*INSTRUCTIONS FOR THE TASK*.
Quote the whole listing exactly. Leave the pictures out of your copy.

*INFORMATION SHOWN*.

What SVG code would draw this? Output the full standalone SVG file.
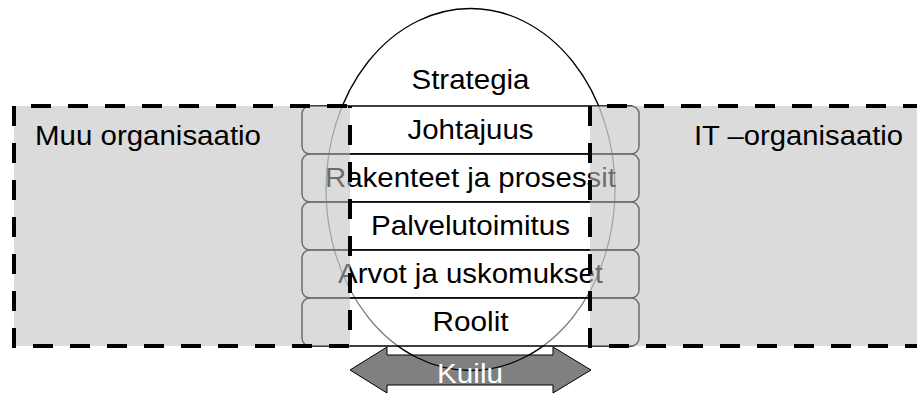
<svg xmlns="http://www.w3.org/2000/svg" width="917" height="394" viewBox="0 0 917 394">
  <style>
    .lbl { font-family: "Liberation Sans", Arial, sans-serif; font-size: 27.5px; fill: #000; }
    .mid { text-anchor: middle; }
    .row { fill: #fff; fill-opacity: 0.5; stroke: #000; stroke-width: 1.5; }
    .zone { fill: #c0c0c0; fill-opacity: 0.57; stroke: none; }
    .dash { fill: none; stroke: #000; stroke-width: 4; stroke-dasharray: 20 17; }
    .dash-top { stroke-dashoffset: 20; }
  </style>

  <rect x="0" y="0" width="917" height="394" fill="#fff"/>

  <!-- gap arrow (label drawn last) -->
  <g id="kuilu-arrow">
    <polygon points="350,370 387,347 387,355 553,355 553,347 591,370 553,393 553,385 387,385 387,393" fill="#808080" stroke="#000" stroke-width="1"/>
  </g>

  <!-- strategy ellipse -->
  <g id="strategia">
    <ellipse cx="470.5" cy="189.5" rx="144.5" ry="181" fill="none" stroke="#000" stroke-width="1.3"/>
    <text class="lbl mid" x="470.5" y="89" textLength="118" lengthAdjust="spacingAndGlyphs">Strategia</text>
  </g>

  <!-- shared layers -->
  <g id="johtajuus">
    <rect class="row" x="302" y="106" width="337" height="48" rx="8"/>
    <text class="lbl mid" x="470.5" y="139" textLength="126" lengthAdjust="spacingAndGlyphs">Johtajuus</text>
  </g>
  <g id="rakenteet">
    <rect class="row" x="302" y="154" width="337" height="48" rx="8"/>
    <text class="lbl mid" x="470.5" y="187" textLength="291" lengthAdjust="spacingAndGlyphs">Rakenteet ja prosessit</text>
  </g>
  <g id="palvelutoimitus">
    <rect class="row" x="302" y="202" width="337" height="48" rx="8"/>
    <text class="lbl mid" x="470.5" y="235" textLength="199" lengthAdjust="spacingAndGlyphs">Palvelutoimitus</text>
  </g>
  <g id="arvot">
    <rect class="row" x="302" y="250" width="337" height="48" rx="8"/>
    <text class="lbl mid" x="470.5" y="283" textLength="265" lengthAdjust="spacingAndGlyphs">Arvot ja uskomukset</text>
  </g>
  <g id="roolit">
    <rect class="row" x="302" y="298" width="337" height="48" rx="8"/>
    <text class="lbl mid" x="470.5" y="331" textLength="76" lengthAdjust="spacingAndGlyphs">Roolit</text>
  </g>

  <!-- organisation zones -->
  <g id="muu-organisaatio">
    <rect class="zone" x="14" y="106" width="336" height="240"/>
    <path class="dash" d="M14,106 V346 H350 V106"/>
    <path class="dash dash-top" d="M14,106 H350"/>
    <text class="lbl" x="35" y="145" textLength="226" lengthAdjust="spacingAndGlyphs">Muu organisaatio</text>
  </g>
  <g id="it-organisaatio">
    <rect class="zone" x="590" y="106" width="340" height="240"/>
    <path class="dash" d="M590,106 V346 H930"/>
    <path class="dash dash-top" d="M590,106 H930"/>
    <text class="lbl" x="694" y="145" textLength="209" lengthAdjust="spacingAndGlyphs">IT –organisaatio</text>
  </g>

  <g id="connectors">
    <text class="lbl mid" x="470" y="383" textLength="66" lengthAdjust="spacingAndGlyphs" style="fill:#fff">Kuilu</text>
  </g>
</svg>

*FINAL ANSWER*.
What SVG code would draw this? Output the full standalone SVG file.
<svg xmlns="http://www.w3.org/2000/svg" width="917" height="394" viewBox="0 0 917 394">
  <style>
    .lbl { font-family: "Liberation Sans", Arial, sans-serif; font-size: 27.5px; fill: #000; }
    .mid { text-anchor: middle; }
    .row { fill: #fff; fill-opacity: 0.5; stroke: #000; stroke-width: 1.5; }
    .zone { fill: #c0c0c0; fill-opacity: 0.57; stroke: none; }
    .dash { fill: none; stroke: #000; stroke-width: 4; stroke-dasharray: 20 17; }
    .dash-top { stroke-dashoffset: 20; }
  </style>

  <rect x="0" y="0" width="917" height="394" fill="#fff"/>

  <!-- gap arrow (label drawn last) -->
  <g id="kuilu-arrow">
    <polygon points="350,370 387,347 387,355 553,355 553,347 591,370 553,393 553,385 387,385 387,393" fill="#808080" stroke="#000" stroke-width="1"/>
  </g>

  <!-- strategy ellipse -->
  <g id="strategia">
    <ellipse cx="470.5" cy="189.5" rx="144.5" ry="181" fill="none" stroke="#000" stroke-width="1.3"/>
    <text class="lbl mid" x="470.5" y="89" textLength="118" lengthAdjust="spacingAndGlyphs">Strategia</text>
  </g>

  <!-- shared layers -->
  <g id="johtajuus">
    <rect class="row" x="302" y="106" width="337" height="48" rx="8"/>
    <text class="lbl mid" x="470.5" y="139" textLength="126" lengthAdjust="spacingAndGlyphs">Johtajuus</text>
  </g>
  <g id="rakenteet">
    <rect class="row" x="302" y="154" width="337" height="48" rx="8"/>
    <text class="lbl mid" x="470.5" y="187" textLength="291" lengthAdjust="spacingAndGlyphs">Rakenteet ja prosessit</text>
  </g>
  <g id="palvelutoimitus">
    <rect class="row" x="302" y="202" width="337" height="48" rx="8"/>
    <text class="lbl mid" x="470.5" y="235" textLength="199" lengthAdjust="spacingAndGlyphs">Palvelutoimitus</text>
  </g>
  <g id="arvot">
    <rect class="row" x="302" y="250" width="337" height="48" rx="8"/>
    <text class="lbl mid" x="470.5" y="283" textLength="265" lengthAdjust="spacingAndGlyphs">Arvot ja uskomukset</text>
  </g>
  <g id="roolit">
    <rect class="row" x="302" y="298" width="337" height="48" rx="8"/>
    <text class="lbl mid" x="470.5" y="331" textLength="76" lengthAdjust="spacingAndGlyphs">Roolit</text>
  </g>

  <!-- organisation zones -->
  <g id="muu-organisaatio">
    <rect class="zone" x="14" y="106" width="336" height="240"/>
    <path class="dash" d="M14,106 V346 H350 V106"/>
    <path class="dash dash-top" d="M14,106 H350"/>
    <text class="lbl" x="35" y="145" textLength="226" lengthAdjust="spacingAndGlyphs">Muu organisaatio</text>
  </g>
  <g id="it-organisaatio">
    <rect class="zone" x="590" y="106" width="340" height="240"/>
    <path class="dash" d="M590,106 V346 H930"/>
    <path class="dash dash-top" d="M590,106 H930"/>
    <text class="lbl" x="694" y="145" textLength="209" lengthAdjust="spacingAndGlyphs">IT –organisaatio</text>
  </g>

  <g id="connectors">
    <text class="lbl mid" x="470" y="383" textLength="66" lengthAdjust="spacingAndGlyphs" style="fill:#fff">Kuilu</text>
  </g>
</svg>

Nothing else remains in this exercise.